Determine which lines of the records include the word "that", and copy them.

**EXTRACTED MATERIAL:**
= = =
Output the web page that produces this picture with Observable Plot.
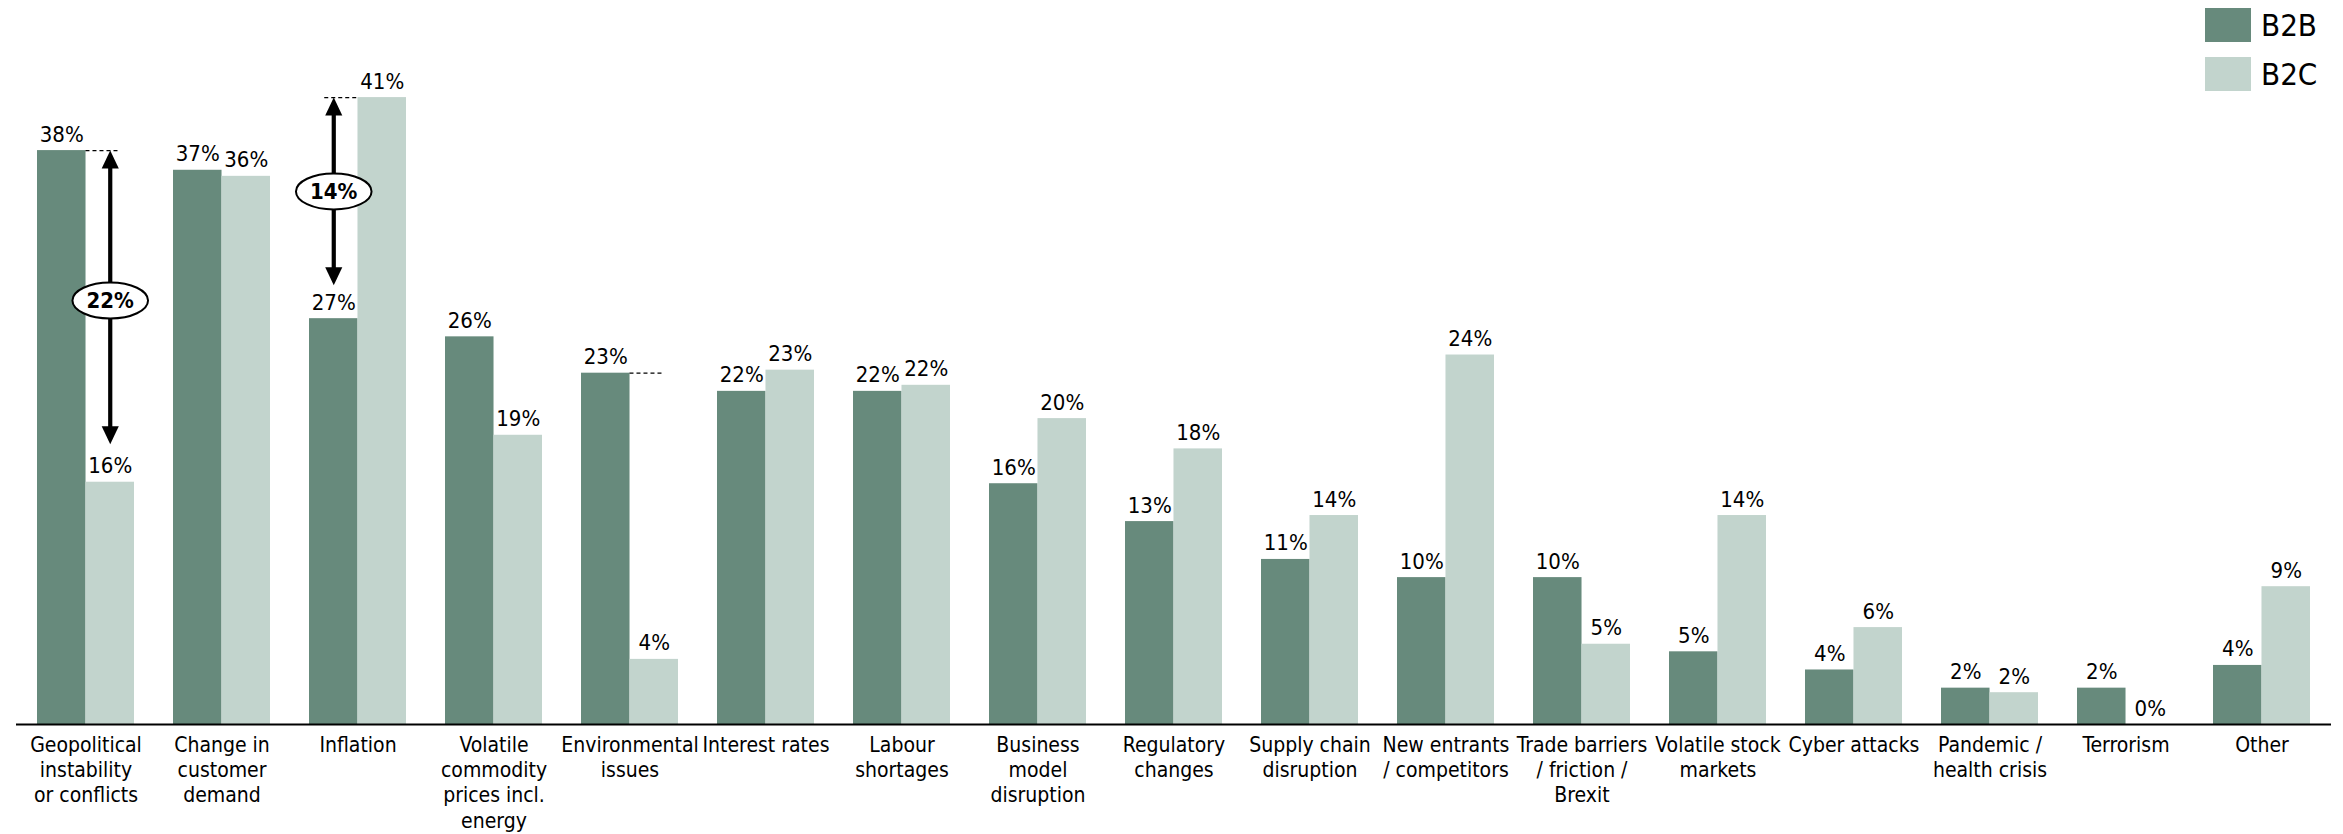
= = =
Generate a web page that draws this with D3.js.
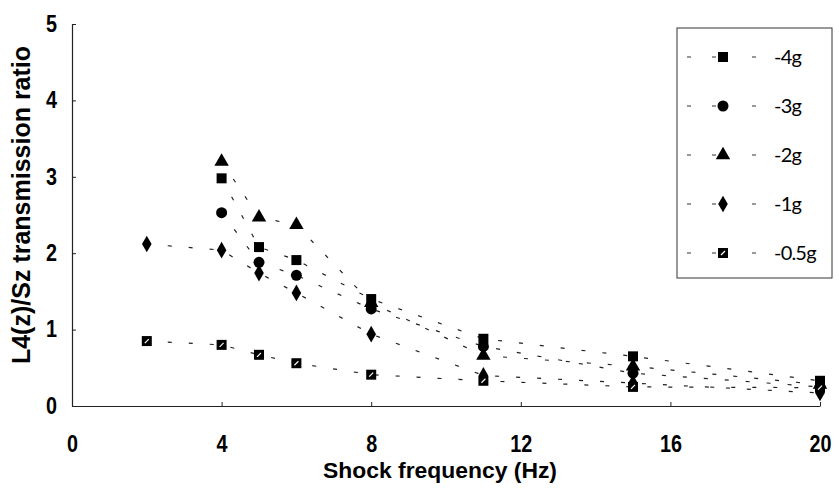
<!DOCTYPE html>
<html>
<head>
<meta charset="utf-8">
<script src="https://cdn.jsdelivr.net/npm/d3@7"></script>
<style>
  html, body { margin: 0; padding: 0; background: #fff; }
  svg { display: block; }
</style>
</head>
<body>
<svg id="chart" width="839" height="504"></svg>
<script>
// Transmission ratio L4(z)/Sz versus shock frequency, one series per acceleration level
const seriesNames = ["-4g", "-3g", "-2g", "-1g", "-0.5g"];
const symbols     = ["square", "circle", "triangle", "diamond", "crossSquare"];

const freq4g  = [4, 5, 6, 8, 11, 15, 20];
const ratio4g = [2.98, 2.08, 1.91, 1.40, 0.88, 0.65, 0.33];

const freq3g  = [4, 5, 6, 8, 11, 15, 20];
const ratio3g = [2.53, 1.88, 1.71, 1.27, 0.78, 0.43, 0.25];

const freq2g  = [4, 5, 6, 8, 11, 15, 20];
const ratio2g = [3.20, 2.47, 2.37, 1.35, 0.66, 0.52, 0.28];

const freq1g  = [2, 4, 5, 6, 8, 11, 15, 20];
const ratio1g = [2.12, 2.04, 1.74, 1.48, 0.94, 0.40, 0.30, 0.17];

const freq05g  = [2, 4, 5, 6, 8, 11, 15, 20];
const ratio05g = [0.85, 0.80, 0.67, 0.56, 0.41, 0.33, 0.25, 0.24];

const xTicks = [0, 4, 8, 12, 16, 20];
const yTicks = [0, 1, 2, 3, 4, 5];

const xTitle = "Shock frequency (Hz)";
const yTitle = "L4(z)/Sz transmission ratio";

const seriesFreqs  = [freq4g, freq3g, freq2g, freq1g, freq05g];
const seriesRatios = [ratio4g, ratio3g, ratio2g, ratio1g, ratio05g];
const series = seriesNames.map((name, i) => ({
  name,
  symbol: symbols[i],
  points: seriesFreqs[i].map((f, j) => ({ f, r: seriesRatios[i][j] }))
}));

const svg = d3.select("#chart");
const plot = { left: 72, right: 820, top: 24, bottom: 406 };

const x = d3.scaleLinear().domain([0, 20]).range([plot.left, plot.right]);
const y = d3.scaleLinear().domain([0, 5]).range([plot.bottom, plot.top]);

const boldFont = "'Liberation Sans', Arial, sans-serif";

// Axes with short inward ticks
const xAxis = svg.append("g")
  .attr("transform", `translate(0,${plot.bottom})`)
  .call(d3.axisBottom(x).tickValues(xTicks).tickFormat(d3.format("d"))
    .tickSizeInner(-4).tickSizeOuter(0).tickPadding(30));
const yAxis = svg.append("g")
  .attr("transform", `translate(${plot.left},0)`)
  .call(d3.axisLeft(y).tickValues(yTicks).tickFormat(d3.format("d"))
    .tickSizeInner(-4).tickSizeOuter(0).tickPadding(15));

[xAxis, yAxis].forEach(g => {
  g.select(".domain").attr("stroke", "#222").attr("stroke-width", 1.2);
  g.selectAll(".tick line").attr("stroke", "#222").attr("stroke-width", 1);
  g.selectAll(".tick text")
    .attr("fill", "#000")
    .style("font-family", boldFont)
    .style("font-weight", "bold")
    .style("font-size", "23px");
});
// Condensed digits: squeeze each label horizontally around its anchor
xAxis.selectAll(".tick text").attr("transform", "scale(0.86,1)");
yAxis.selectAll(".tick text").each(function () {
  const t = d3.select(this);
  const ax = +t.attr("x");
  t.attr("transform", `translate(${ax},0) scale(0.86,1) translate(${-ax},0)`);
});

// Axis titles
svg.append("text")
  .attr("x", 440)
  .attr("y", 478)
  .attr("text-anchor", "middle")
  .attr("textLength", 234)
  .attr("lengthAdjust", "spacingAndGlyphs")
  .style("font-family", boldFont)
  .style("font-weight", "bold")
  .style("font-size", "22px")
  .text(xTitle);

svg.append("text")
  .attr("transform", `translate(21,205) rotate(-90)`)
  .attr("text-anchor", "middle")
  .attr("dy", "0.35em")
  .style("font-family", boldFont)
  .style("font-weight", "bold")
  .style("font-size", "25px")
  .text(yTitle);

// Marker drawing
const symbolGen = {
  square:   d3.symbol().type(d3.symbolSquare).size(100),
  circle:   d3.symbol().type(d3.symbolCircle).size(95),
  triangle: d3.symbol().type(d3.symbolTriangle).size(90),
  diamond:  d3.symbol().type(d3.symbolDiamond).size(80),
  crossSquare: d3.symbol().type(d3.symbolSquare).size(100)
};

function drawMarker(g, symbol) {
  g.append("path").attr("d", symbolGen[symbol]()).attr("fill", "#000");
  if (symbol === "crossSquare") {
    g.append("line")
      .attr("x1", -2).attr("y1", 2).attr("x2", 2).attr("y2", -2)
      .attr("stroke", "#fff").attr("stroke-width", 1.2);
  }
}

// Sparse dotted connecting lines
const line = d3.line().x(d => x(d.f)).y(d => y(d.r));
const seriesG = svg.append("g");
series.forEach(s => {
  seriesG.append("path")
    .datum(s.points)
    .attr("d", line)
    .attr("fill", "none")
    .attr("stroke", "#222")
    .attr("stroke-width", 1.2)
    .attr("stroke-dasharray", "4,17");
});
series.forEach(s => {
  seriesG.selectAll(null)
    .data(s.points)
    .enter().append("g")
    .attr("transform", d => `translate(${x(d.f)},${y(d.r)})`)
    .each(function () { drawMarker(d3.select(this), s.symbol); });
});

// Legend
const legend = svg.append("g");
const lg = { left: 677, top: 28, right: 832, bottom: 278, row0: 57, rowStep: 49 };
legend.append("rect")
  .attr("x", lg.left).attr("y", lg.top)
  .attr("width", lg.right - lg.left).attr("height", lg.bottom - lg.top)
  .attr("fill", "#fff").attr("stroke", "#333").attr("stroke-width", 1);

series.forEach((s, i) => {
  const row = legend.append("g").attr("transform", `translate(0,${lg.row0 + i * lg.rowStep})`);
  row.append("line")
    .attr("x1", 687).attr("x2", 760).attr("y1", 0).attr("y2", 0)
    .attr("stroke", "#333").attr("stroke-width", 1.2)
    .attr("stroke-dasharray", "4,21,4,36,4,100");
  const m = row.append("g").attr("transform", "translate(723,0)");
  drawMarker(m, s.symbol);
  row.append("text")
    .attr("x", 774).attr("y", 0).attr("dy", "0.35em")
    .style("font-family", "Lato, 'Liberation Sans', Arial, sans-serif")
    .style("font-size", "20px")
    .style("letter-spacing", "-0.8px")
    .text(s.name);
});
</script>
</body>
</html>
= = =
**RESPONSE FOR THIS EXERCISE:**
Output the web page that produces this picture with Observable Plot.
Generate a web page that draws this with D3.js.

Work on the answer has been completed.